Using Sox and comparing with a spectrogram generated from my program:

First, observe that your code plots up to 100 spectrograms (if processBlock is called multiple times) on top of each other and you only see the last one. You may want to fix that. Furthermore, I assume you know why you want to work with 30ms audio recordings. Personally, I can't think of a practical application where 30ms recorded by a laptop microphone could give interesting insights. It hinges on what you are recording and how you trigger the recording, but this issue is tangential to the actual question.
Otherwise the code works perfectly. With just a few small changes in the processBlock function, applying some background knowledge, you can get informative and aesthetic spectrograms.
So let's talk about actual spectrograms. I'll take the SoX output as reference. The colorbar annotation says that it is dBFS1, which is a logarithmic measure (dB is short for Decibel). So, let's first convert the spectrogram to dB:
f, t, Sxx = signal.spectrogram(snd_block, RATE)
dBS = 10 * np.log10(Sxx) # convert to dB
plt.pcolormesh(t, f, dBS)
This improved the color scale. Now we see noise in the higher frequency bands that was hidden before. Next, let's tackle time resolution. The spectrogram divides the signal into segments (default length is 256) and computes the spectrum for each. This means we have excellent frequency resolution but very poor time resolution because only a few such segments fit into the signal window (which is about 1300 samples long). There is always a trade-off between time and frequency resolution. This is related to the uncertainty principle. So let's trade some frequency resolution for time resolution by splitting the signal into shorter segments:
f, t, Sxx = signal.spectrogram(snd_block, RATE, nperseg=64)
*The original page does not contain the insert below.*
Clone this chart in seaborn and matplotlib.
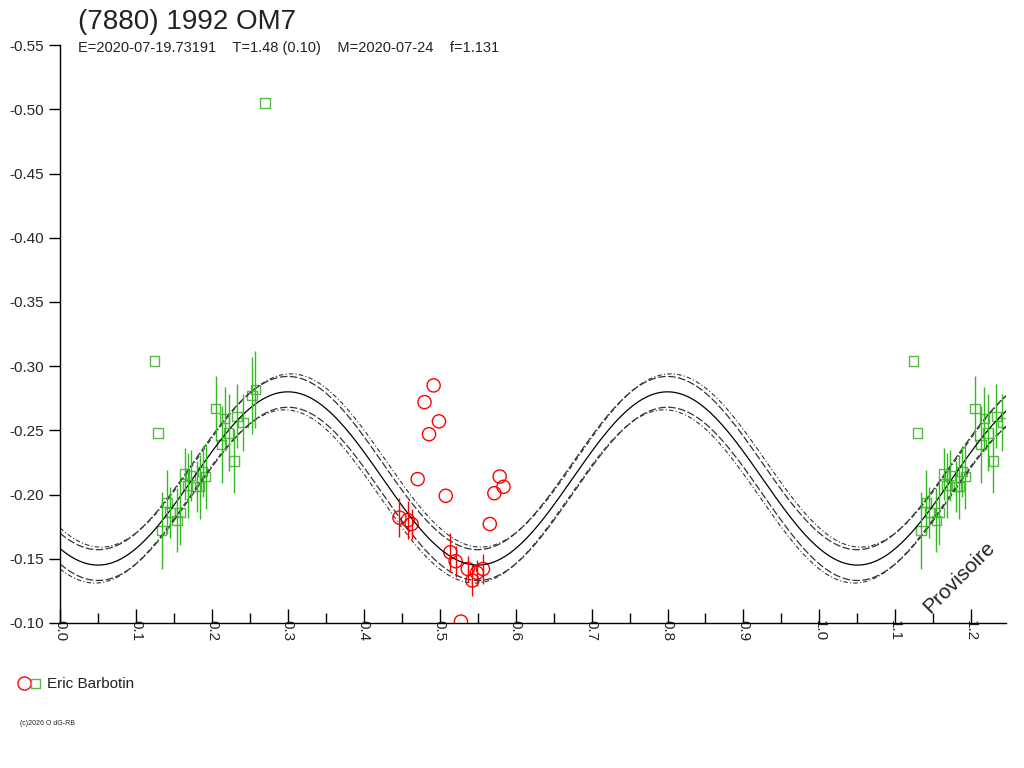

Great! Now we got a relatively balanced resolution on both axes - but wait! Why is the result so pixelated?! Actually, this is all the information there is in the short 30ms time window. There are only so many ways 1300 samples can be distributed in two dimensions. However, we can cheat a bit and use higher FFT resolution and overlapping segments. This makes the result smoother although it does not provide additional information:
f, t, Sxx = signal.spectrogram(snd_block, RATE, nperseg=64, nfft=256, noverlap=60)
Behold pretty spectral interference patterns. (These patterns depend on the window function used, but let's not get caught in details, here. See the window argument of the spectrogram function to play with these.) The result looks nice, but actually does not contain any more information than the previous image.
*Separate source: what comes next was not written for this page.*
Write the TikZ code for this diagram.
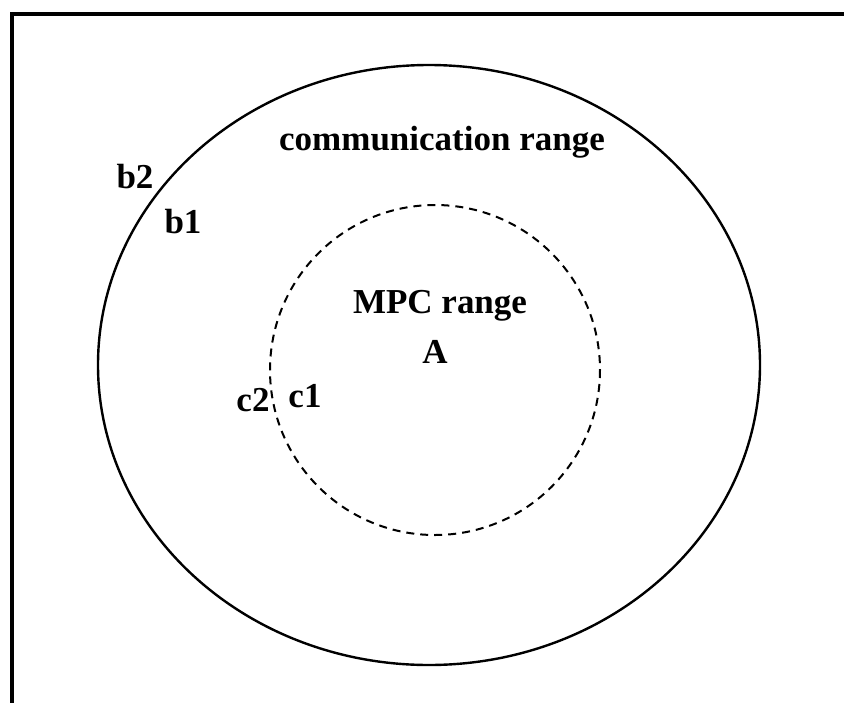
\documentclass[tikz,border=0pt]{standalone}
\usepackage{fontspec}
\setmainfont{Liberation Serif}
\usetikzlibrary{positioning}

\begin{document}
\begin{tikzpicture}[
  x=1pt, y=-1pt,
  lbl/.style={
    font=\fontsize{35}{42}\selectfont\bfseries, text=black, inner sep=0pt,
  },
  frameline/.style={line width=3.5pt, line cap=rect},
  commrange/.style={line width=2.4pt},
  mpcrange/.style={line width=2pt, dash pattern=on 8pt off 6pt},
]
  \useasboundingbox (0,0) rectangle (844,702);

  % Frame (top and left edges)
  \draw[frameline] (844,14) -- (12,14) -- (12,702);

  % Ranges
  \draw[commrange] (429,365) ellipse [x radius=331, y radius=300];
  \draw[mpcrange] (435,370) circle [radius=165];

  % Labels
  \node[lbl] (comm) at (442,142) {communication range};
  \node[lbl] (mpc) at (440,306) {MPC range};
  \node[lbl] (nodeA) at (435,352) {A};
  \node[lbl] (b2) at (135,177) {b2};
  \node[lbl] (b1) at (183,222) {b1};
  \node[lbl] (c2) at (253,400) {c2};
  \node[lbl] (c1) at (305,396) {c1};
\end{tikzpicture}
\end{document}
To make the result more SoX-lixe observe that the SoX spectrogram is rather smeared on the time axis. You get this effect by using the original low time resolution (long segments) but let them overlap for smoothness:
f, t, Sxx = signal.spectrogram(snd_block, RATE, noverlap=250)
I personally prefer the 3rd solution, but you will need to find your own preferred time/frequency trade-off.
Finally, let's use a colormap that is more like SoX's:
plt.pcolormesh(t, f, dBS, cmap='inferno')
A short comment on the following line:
THRESHOLD = 40 # dB
The threshold is compared against the RMS of the input signal, which is not measured in dB but raw amplitude units.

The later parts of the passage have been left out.